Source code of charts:
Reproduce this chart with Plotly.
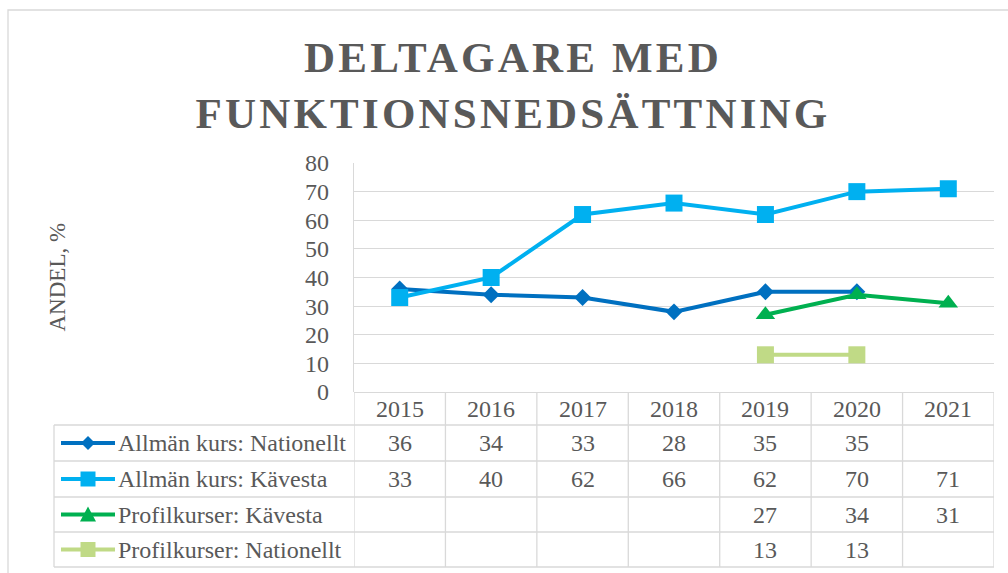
import plotly.graph_objects as go

# ---------------- data ----------------
years = [2015, 2016, 2017, 2018, 2019, 2020, 2021]
series_names = [
    "Allmän kurs: Nationellt",
    "Allmän kurs: Kävesta",
    "Profilkurser: Kävesta",
    "Profilkurser: Nationellt",
]
allman_nationellt = [36, 34, 33, 28, 35, 35, None]
allman_kavesta = [33, 40, 62, 66, 62, 70, 71]
profil_kavesta = [None, None, None, None, 27, 34, 31]
profil_nationellt = [None, None, None, None, 13, 13, None]
series_values = [allman_nationellt, allman_kavesta, profil_kavesta, profil_nationellt]
y_ticks = [0, 10, 20, 30, 40, 50, 60, 70, 80]

title_lines = ["DELTAGARE MED", "FUNKTIONSNEDSÄTTNING"]
y_title = "ANDEL, %"

# ---------------- style ----------------
colors = ["#0070C0", "#00B0F0", "#00B050", "#C0DA86"]
symbols = ["diamond", "square", "triangle-up", "square"]
marker_sizes = [13, 17, 17, 17]
TXT = "#595959"
GRID = "#D9D9D9"
FONT = "Liberation Serif, Times New Roman, serif"

FIG_W, FIG_H = 1008, 573
L, R, T, B = 354, 994, 163, 392          # plot area in pixels
PW, PH = R - L, B - T
TABLE_LEFT = 54
ROW_LINES = [425, 461, 497, 532, 567]      # horizontal table lines (px)


def px_x(p):
    return (p - L) / PW


def px_y(p):
    return (B - p) / PH


fig = go.Figure()

for name, vals, col, sym, ms in zip(series_names, series_values, colors, symbols, marker_sizes):
    fig.add_trace(go.Scatter(
        x=years, y=vals, name=name, mode="lines+markers",
        line=dict(color=col, width=4),
        marker=dict(symbol=sym, size=ms, color=col),
        connectgaps=False, showlegend=False,
    ))

shapes = []
annotations = []
line_style = dict(color=GRID, width=1.3)

# outer chart border (top + left visible)
shapes.append(dict(type="rect", xref="paper", yref="paper",
                   x0=px_x(8), x1=px_x(1020), y0=px_y(10), y1=px_y(590),
                   line=dict(color=GRID, width=1.3), layer="below"))

# table horizontal lines
for yl in ROW_LINES:
    shapes.append(dict(type="line", xref="paper", yref="paper",
                       x0=px_x(TABLE_LEFT), x1=px_x(R), y0=px_y(yl), y1=px_y(yl),
                       line=line_style))
# table left border
shapes.append(dict(type="line", xref="paper", yref="paper",
                   x0=px_x(TABLE_LEFT), x1=px_x(TABLE_LEFT),
                   y0=px_y(ROW_LINES[0]), y1=px_y(ROW_LINES[-1]), line=line_style))
# table vertical lines at category boundaries
for k in range(len(years) + 1):
    xb = years[0] - 0.5 + k
    shapes.append(dict(type="line", xref="x", yref="paper",
                       x0=xb, x1=xb, y0=0, y1=px_y(ROW_LINES[-1]), line=line_style))

TABLE_FONT = dict(family=FONT, size=24, color=TXT)

# header row: years
for yr in years:
    annotations.append(dict(x=yr, xref="x", y=px_y((B + ROW_LINES[0]) / 2), yref="paper",
                            text=str(yr), showarrow=False, font=TABLE_FONT,
                            xanchor="center", yanchor="middle"))

# data rows
for r, (name, vals, col, sym) in enumerate(zip(series_names, series_values, colors, symbols)):
    yc = (ROW_LINES[r] + ROW_LINES[r + 1]) / 2
    for yr, v in zip(years, vals):
        if v is None:
            continue
        annotations.append(dict(x=yr, xref="x", y=px_y(yc), yref="paper",
                                text=str(v), showarrow=False, font=TABLE_FONT,
                                xanchor="center", yanchor="middle"))
    # legend label
    annotations.append(dict(x=px_x(116), xref="paper", y=px_y(yc), yref="paper",
                            text=name, showarrow=False, font=TABLE_FONT,
                            xanchor="left", yanchor="middle"))
    # legend key line
    shapes.append(dict(type="line", xref="paper", yref="paper",
                       x0=px_x(61), x1=px_x(115), y0=px_y(yc), y1=px_y(yc),
                       line=dict(color=col, width=4)))
    # legend key marker
    cx = 88
    if sym == "diamond":
        d = 7
        path = (f"M {px_x(cx)} {px_y(yc - d)} L {px_x(cx + d)} {px_y(yc)} "
                f"L {px_x(cx)} {px_y(yc + d)} L {px_x(cx - d)} {px_y(yc)} Z")
    elif sym == "square":
        d = 7.5
        path = (f"M {px_x(cx - d)} {px_y(yc - d)} L {px_x(cx + d)} {px_y(yc - d)} "
                f"L {px_x(cx + d)} {px_y(yc + d)} L {px_x(cx - d)} {px_y(yc + d)} Z")
    else:
        d = 8
        path = (f"M {px_x(cx)} {px_y(yc - d)} L {px_x(cx + d)} {px_y(yc + d - 1)} "
                f"L {px_x(cx - d)} {px_y(yc + d - 1)} Z")
    shapes.append(dict(type="path", xref="paper", yref="paper", path=path,
                       fillcolor=col, line=dict(color=col, width=0)))

# y-axis title
annotations.append(dict(x=px_x(57), xref="paper", y=px_y((T + B) / 2), yref="paper",
                        text=y_title, textangle=-90, showarrow=False,
                        font=dict(family=FONT, size=23, color=TXT),
                        xanchor="center", yanchor="middle"))

fig.update_layout(
    width=FIG_W, height=FIG_H,
    margin=dict(l=L, r=FIG_W - R, t=T, b=FIG_H - B, pad=0),
    paper_bgcolor="white", plot_bgcolor="white",
    title=dict(
        text="<br>".join(f'<span style="letter-spacing:3.2px">{t}</span>' for t in title_lines),
        x=513 / FIG_W, xref="container", xanchor="center",
        y=1 - 72 / FIG_H, yref="container", yanchor="top",
        font=dict(family=FONT, size=43, color=TXT, weight="bold"),
    ),
    xaxis=dict(range=[years[0] - 0.5, years[-1] + 0.5], showticklabels=False,
               showgrid=False, zeroline=False, showline=False, fixedrange=True),
    yaxis=dict(range=[0, 80], tickvals=y_ticks, showgrid=True, gridcolor=GRID, gridwidth=1.3,
               zeroline=True, zerolinecolor=GRID, zerolinewidth=1.3,
               showline=True, linecolor=GRID, linewidth=1.3,
               ticks="", ticklabelstandoff=19,
               tickfont=dict(family=FONT, size=24, color=TXT)),
    shapes=shapes,
    annotations=annotations,
)

fig.write_html("out.html", config={"displayModeBar": False},
               post_script="document.body.style.margin='0';")
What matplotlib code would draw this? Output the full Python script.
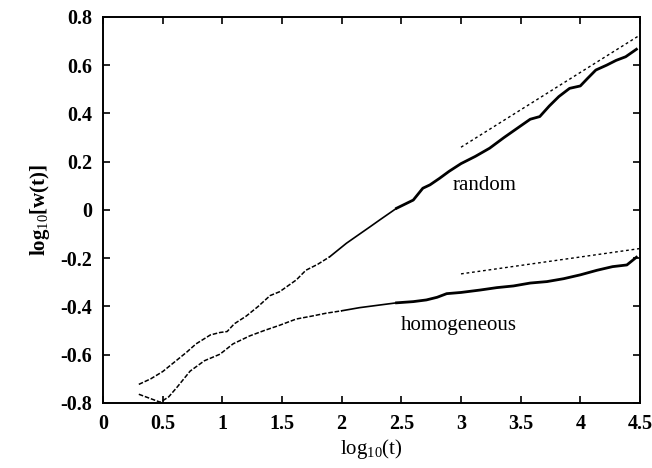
import numpy as np
import matplotlib.pyplot as plt

plt.rcParams['font.family'] = ['Liberation Serif', 'DejaVu Serif']
plt.rcParams['mathtext.fontset'] = 'custom'
plt.rcParams['mathtext.rm'] = 'Liberation Serif'
plt.rcParams['mathtext.it'] = 'Liberation Serif:italic'
plt.rcParams['mathtext.bf'] = 'Liberation Serif:bold'

# values
random_x = [0.30, 0.40, 0.50, 0.62, 0.70, 0.78, 0.90, 0.98, 1.04, 1.10, 1.20, 1.30,
            1.40, 1.48, 1.54, 1.62, 1.70, 1.80, 1.90, 2.04, 2.15, 2.24, 2.32, 2.46,
            2.60, 2.68, 2.74, 2.82, 2.90, 3.00, 3.12, 3.24, 3.36, 3.49, 3.58, 3.66,
            3.74, 3.82, 3.91, 4.00, 4.06, 4.13, 4.22, 4.30, 4.38, 4.47]
random_y = [-0.723, -0.700, -0.670, -0.622, -0.590, -0.555, -0.518, -0.508, -0.504,
            -0.472, -0.440, -0.400, -0.355, -0.339, -0.318, -0.290, -0.250, -0.225,
            -0.194, -0.138, -0.100, -0.069, -0.041, 0.007, 0.041, 0.090, 0.104, 0.131,
            0.160, 0.192, 0.222, 0.256, 0.300, 0.345, 0.376, 0.387, 0.431, 0.470,
            0.504, 0.514, 0.545, 0.580, 0.600, 0.620, 0.635, 0.666]

homog_x = [0.30, 0.48, 0.55, 0.62, 0.73, 0.85, 0.98, 1.09, 1.23, 1.35, 1.48, 1.62,
           1.75, 1.87, 2.00, 2.15, 2.32, 2.46, 2.60, 2.71, 2.80, 2.88, 3.00, 3.16,
           3.30, 3.44, 3.58, 3.72, 3.86, 4.00, 4.14, 4.27, 4.39, 4.47]
homog_y = [-0.764, -0.797, -0.775, -0.735, -0.668, -0.625, -0.598, -0.555, -0.522,
           -0.500, -0.478, -0.452, -0.440, -0.428, -0.418, -0.405, -0.394, -0.385,
           -0.380, -0.373, -0.362, -0.347, -0.342, -0.332, -0.322, -0.315, -0.303,
           -0.297, -0.285, -0.269, -0.250, -0.235, -0.228, -0.196]

fit_random_x = [3.0, 4.5]
fit_random_y = [0.26, 0.725]
fit_homog_x = [3.0, 4.5]
fit_homog_y = [-0.265, -0.16]

xticks = [0, 0.5, 1, 1.5, 2, 2.5, 3, 3.5, 4, 4.5]
xticklabels = ['0', '0.5', '1', '1.5', '2', '2.5', '3', '3.5', '4', '4.5']
yticks = [-0.8, -0.6, -0.4, -0.2, 0, 0.2, 0.4, 0.6, 0.8]
yticklabels = ['-0.8', '-0.6', '-0.4', '-0.2', '0', '0.2', '0.4', '0.6', '0.8']

# sparse early points look dashed, dense late points look thick
split_dash = 2.0
split_thick = 2.5

fig = plt.figure(figsize=(6.52, 4.68), dpi=100)
ax = fig.add_axes([0.158, 0.139, 0.8236, 0.8248])

for xs, ys in [(random_x, random_y), (homog_x, homog_y)]:
    xs = np.array(xs)
    ys = np.array(ys)
    i1 = np.where(xs <= split_dash)[0][-1]
    i2 = np.where(xs <= split_thick)[0][-1]
    ax.plot(xs[:i1 + 1], ys[:i1 + 1], color='black', lw=1.1, ls=(0, (3, 1.2)))
    ax.plot(xs[i1:i2 + 1], ys[i1:i2 + 1], color='black', lw=1.2)
    ax.plot(xs[i2:], ys[i2:], color='black', lw=2.0)

ax.plot(fit_random_x, fit_random_y, color='black', lw=1.0, ls=(0, (2, 2)))
ax.plot(fit_homog_x, fit_homog_y, color='black', lw=1.0, ls=(0, (2, 2)))

ax.text(3.195, 0.10, 'random', fontsize=15, ha='center', va='center')
ax.text(2.98, -0.477, 'homogeneous', fontsize=15, ha='center', va='center')

ax.set_xlim(0, 4.5)
ax.set_ylim(-0.8, 0.8)
ax.set_xticks(xticks)
ax.set_xticklabels(xticklabels, fontsize=14.5, fontweight='bold')
ax.set_yticks(yticks)
ax.set_yticklabels(yticklabels, fontsize=14.5, fontweight='bold')
ax.tick_params(direction='in', top=True, right=True, length=5, width=1.2, pad=8)
for s in ax.spines.values():
    s.set_linewidth(1.4)

ax.set_xlabel(r'log$_{10}$(t)', fontsize=15, labelpad=2)
ax.set_ylabel(r'log$_{10}$[w(t)]', fontsize=15, fontweight='bold', labelpad=6)

fig.savefig('out.png', dpi=100)
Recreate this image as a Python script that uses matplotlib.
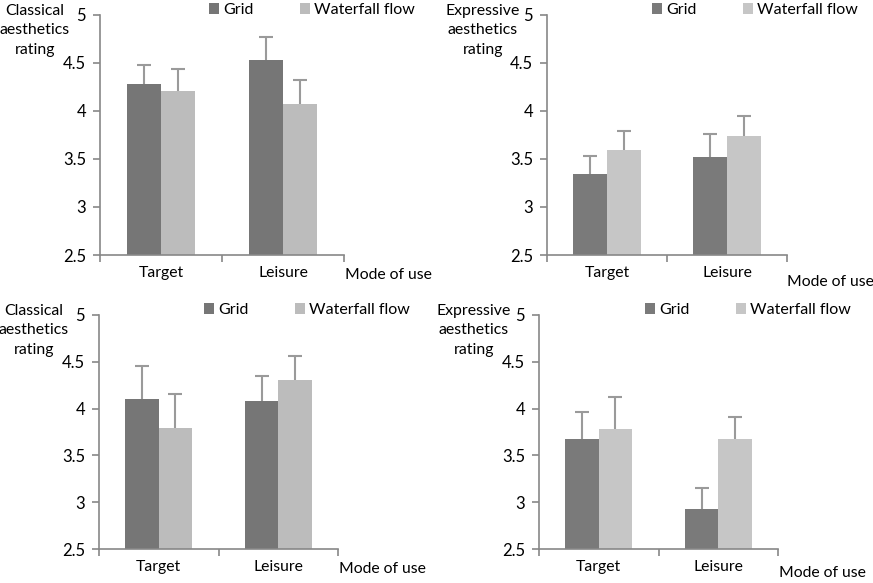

EXERCISE DIRECTIONS.
Reproduce the material above exactly, first line through the line that contains "import plotly.graph_objects as go", minus the pictures.

WORKED ANSWER.
Reproduce this chart with Plotly.
import plotly.graph_objects as go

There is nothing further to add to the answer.